The most striking difference between the Monkeys' debut and Favourite Worst Nightmare is that this album has a much crunchier sound to it.
Sometimes it's a little harsh, as it is on Do Me a Favour, which has a conclusion that sounds like a daft version of a Killers song, written by people who think louder + faster = better. But then just two songs later there is If You Were There, Beware, which has similarly spectacular ending, but it's a bit more fuzzy and gnarly (the best example on the album of the more edgier sound) rather than just noisy. Undoubtedly, Alex Turner's vocals and the lead, rhythm, and bass guitars all have a great fuzz to them and is what I enjoyed most about the album. The production makes Whatever People Say I Am, That's What I'm Not sound like a summer-themed pop album.

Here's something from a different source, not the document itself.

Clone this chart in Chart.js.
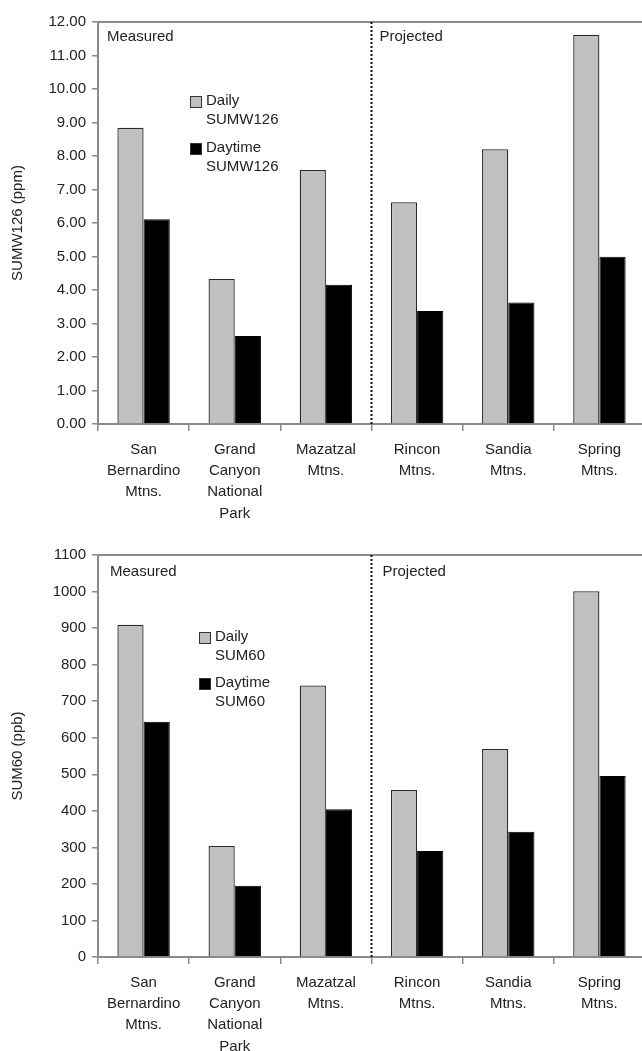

The unfortunate thing is that these great sounding instruments rarely get to stand on their own, as lead, rhythm, and bass guitar pretty much all play the same riff on most of the songs (the light fifth track, Fluorescent Adolescent, probably being the first significant exception). Consequently, a lot of the songs sound like their lurching what have to be recognized as relatively simple riffs.
With this drawback in mind, it's worth saying that certain smart decisions alleviate it somewhat. A lot of the songs have groovy codas, Teddy Picker has a fantastic guitar solo (with a guitar sound that is borderline early Radiohead), and a couple of slow songs in the middle let the energy build up naturally again for the second half.
At times, the codas can feel a bit irritating. Songs like Old Yellow Bricks and Balaclava get a bit more interesting/complex right at the end, just to abruptly end. It seems like many of the tracks were still in development and sort of rushed over the finish line. If they were just developed a bit more, to the level of 505, with its sombre synths, a chorus with crunchy guitar on the left and glistening, distorted guitar on the right, then the whole work would be a lot stronger.
Either way, I thought it was a pretty strong album and the harsher sound made up for the numerous lurchy, somewhat forgettable tracks. And none of this is to mention the drumming, which is just as fantastically high-hat focussed and plays even better with the bass than on the previous album.